A empresa americana Surgisphere forneceu dados sobre efeitos colaterais da cloroquina e da hidroxicloroquina na Covid-19 que não puderam ser confirmados
A publicação de uma pesquisa sobre os efeitos colaterais da cloroquina e hidroxicloroquina no tratamento da Covid-19, sem a devida checagem dos dados por parte da revista britânica The Lancet, arranhou o prestígio da publicação na comunidade científica e no público de maneira geral.
Os dados fornecidos aos autores do artigo pela empresa americana Surgisphere, foram questionados posteriormente por outros pesquisadores e erros foram revelados por uma reportagem do jornal britânico “The Guardian”.
Calcada exatamente na imagem de seriedade de suas publicações, a The Lancet levou a Organização Mundial de Saúde (OMS) a suspender as pesquisas em andamento sobre o uso da cloroquina após a publicação dos resultados em 22 de maio.
Nesta quinta-feira (04), três dos quatro autores do artigo – o quarto autor era um dos donos da empresa americana denunciada – sobre o uso da cloroquina e hidroxicloroquina no tratamento da Covid-19 emitiram uma retratação após os dados que usaram no trabalho terem sido questionados.
Confrontada com as dúvidas levantadas por diversos pesquisadores sobre a confiabilidade da base de dados da Surgisphere, a “Lancet” publicou inicialmente um alerta, na última terça-feira, avisando que o estudo estava sendo questionado e havia sido submetido a uma auditoria externa.
A OMS também decidiu, em seguida, retornar com as pesquisas interrompidas sobre a eficácia da cloroquina e hidroxicloroquina no tratamento da Covid-19. Os representantes da empresa Surgisphere alegaram que seus dados são confiáveis e que o próprio artigo alertava para as deficiências do método utilizado na pesquisa.

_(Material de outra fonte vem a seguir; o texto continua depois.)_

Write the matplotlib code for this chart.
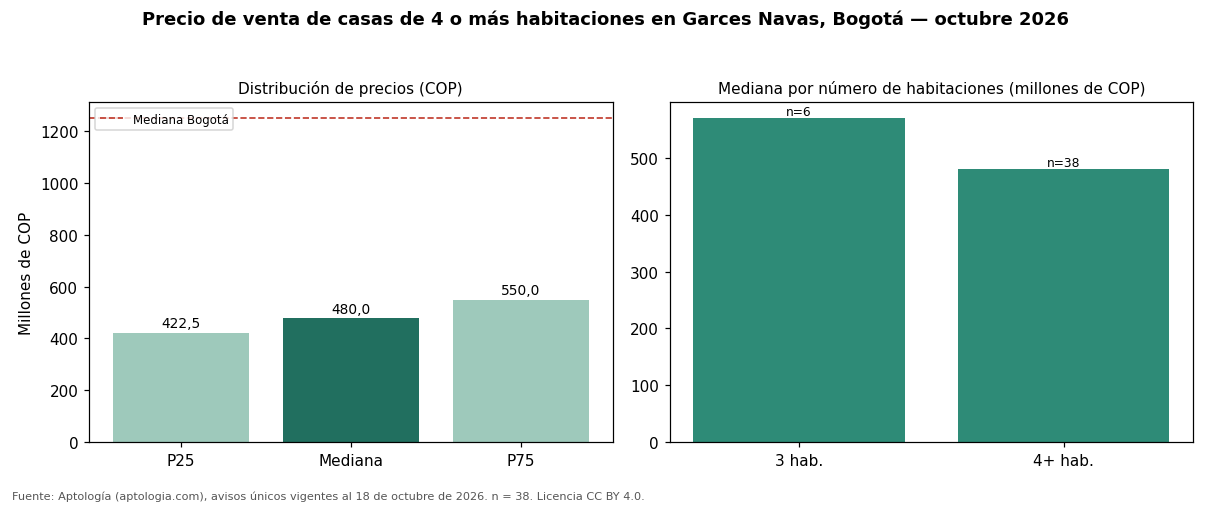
import matplotlib
matplotlib.use("Agg")
import matplotlib.pyplot as plt

# datos
estadisticos = ["P25", "Mediana", "P75"]
precios = [422.5, 480.0, 550.0]
mediana_bogota = 1250.0

habitaciones = ["3 hab.", "4+ hab."]
mediana_hab = [570.0, 480.0]
n_hab = [6, 38]

claro = "#9ec9bb"
oscuro = "#216f5f"
verde = "#2e8b77"

fig, (ax1, ax2) = plt.subplots(1, 2, figsize=(11, 4.6), dpi=110)
fig.subplots_adjust(left=0.0736, right=0.986, top=0.7964, bottom=0.1245, wspace=0.109)

# panel izquierdo
colores = [claro, oscuro, claro]
barras = ax1.bar(estadisticos, precios, color=colores, width=0.8)
for b, v in zip(barras, precios):
    ax1.text(b.get_x() + b.get_width() / 2, v + 8, f"{v:.1f}".replace(".", ","),
             ha="center", va="bottom", fontsize=9)
ax1.axhline(mediana_bogota, color="#c0392b", linestyle="--", linewidth=1.1, label="Mediana Bogotá")
ax1.set_ylim(0, mediana_bogota * 1.05)
ax1.set_ylabel("Millones de COP", fontsize=10)
ax1.set_title("Distribución de precios (COP)", fontsize=10)
ax1.legend(loc="upper left", fontsize=7.7)

# panel derecho
barras2 = ax2.bar(habitaciones, mediana_hab, color=verde, width=0.8)
for b, v, n in zip(barras2, mediana_hab, n_hab):
    ax2.text(b.get_x() + b.get_width() / 2, v + 1, f"n={n}",
             ha="center", va="bottom", fontsize=8)
ax2.set_title("Mediana por número de habitaciones (millones de COP)", fontsize=10)

fig.suptitle("Precio de venta de casas de 4 o más habitaciones en Garces Navas, Bogotá — octubre 2026",
             fontsize=11.8, fontweight="bold", y=0.98)
fig.text(0.01, 0.011, "Fuente: Aptología (aptologia.com), avisos únicos vigentes al 18 de octubre de 2026. n = 38. Licencia CC BY 4.0.",
         fontsize=7.4, color="#555555")

fig.savefig("out.png", dpi=110)
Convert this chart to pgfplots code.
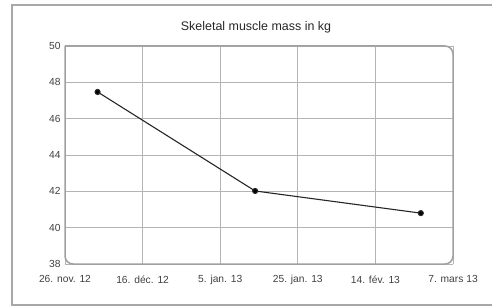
\documentclass[border=0pt]{standalone}
\usepackage{pgfplots}
\pgfplotsset{compat=1.18}
\usepackage{fontspec}
\setmainfont{Liberation Sans}
\definecolor{gridc}{HTML}{B4B4B4}
\definecolor{framec}{HTML}{A0A0A0}
\definecolor{outerc}{HTML}{A8A8A8}
\begin{document}
\begin{tikzpicture}[x=1bp,y=1bp]
\useasboundingbox (0,0) rectangle (492,307);
\draw[outerc, line width=1.2bp] (12,2) rectangle (500,302);
\node[font=\fontsize{12.5}{14}\selectfont, text=black!85] at (256,280) {Skeletal muscle mass in kg};
\begin{axis}[
  at={(65bp,43bp)}, anchor=south west,
  scale only axis, width=388bp, height=218bp,
  xmin=0, xmax=100, ymin=38, ymax=50,
  xtick={0,20,40,60,80,100},
  xticklabels={26. nov. 12, 16. déc. 12, 5. jan. 13, 25. jan. 13, 14. fév. 13, 7. mars 13},
  ytick={38,40,...,50},
  axis line style={draw=none},
  major tick length=0pt,
  grid=major,
  major grid style={gridc, line width=0.9bp},
  tick label style={font=\fontsize{10.3}{12}\selectfont, text=black!75},
  /pgf/number format/assume math mode=true,
  xticklabel style={yshift=-8bp},
  yticklabel style={xshift=-1bp},
  clip=false,
]
\draw[framec, line width=1.5bp, rounded corners=8bp] (rel axis cs:0,1) -- (rel axis cs:1,1) -- (rel axis cs:1,0) -- (rel axis cs:0,0) -- (rel axis cs:0,1);
\addplot[black!85, line width=1.1bp, mark=*, mark size=2.5bp, mark options={fill=black}] coordinates {
  (8.4,47.47) (49,42.02) (91.7,40.8)
};
\end{axis}
\end{tikzpicture}
\end{document}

O principal questionamento feito à pesquisa publicada na Lancet era quanto aos efeitos colaterais das duas drogas estudadas. Dados de mortalidade de alguns países, entre eles a Austrália, apresentados pela empresa americana não bateram com levantamentos feitos pelo Guardian.
Após as dúvidas levantadas, passou a não ser possível afirmar, como fez o estudo da Lancet, que o uso da cloroquina e da hidroxicloroquina aumenta as chances de morte.
Já a revista New England Journal of Medicine (NEJM), uma das mais conceituadas revistas médicas do mundo, também publicou um trabalho que analisou o uso da cloroquina em mais de 1.300 pacientes e concluiu que a droga não tem eficácia clínica comprovada contra o coronavírus.
Para chegarem nesta conclusão, os médicos contaram com dados de pacientes que foram hospitalizados em decorrência da Covid-19. Ao todo, foram avaliadas 1.376 pessoas. Dessas, 811 receberam hidroxicloroquina e 565 não. Conforme revelaram os autores, dos 811 que usaram hidroxicloroquina, 262 tiveram como desfecho a entubação ou morte. No outro grupo, 84 evoluíram para entubação ou morte.
A possível eficácia da cloroquina e da hidroxicloroquina, combinado ou não com a azitromicina na Covid-19 era baseado apenas em relatos de médicos e não foi comprovada cientificamente.
O principal estudo que ganhou relevância internacional, mesmo sem validação científica, foi conduzido na França, mas tinha uma amostragem pequena de pacientes e não houve grupo de controle, ou seja, uma parcela dos pacientes avaliados que não recebeu os medicamentos
Outros ensaios clínicos, como o trabalho feito em Nova Iorque, com mais de 1.300 pacientes, também chegou às mesmas conclusões do ensaio publicado na revista New England.
O anti-inflamatório usado no combate à malária e nas doenças autoimunes, tipo Lupus Eritematoso Sistêmico e Artrite Reumatoide tem algum efeito antiviral em laboratório, mas não possui eficácia comprovada contra a infecção pelo coronavírus.
A OMS afirmou nesta quinta-feira que retomou as pesquisas com a cloroquina e hidroxicloroquina, mas que isto não significa uma recomendação para o uso das duas drogas no tratamento da Covid-19.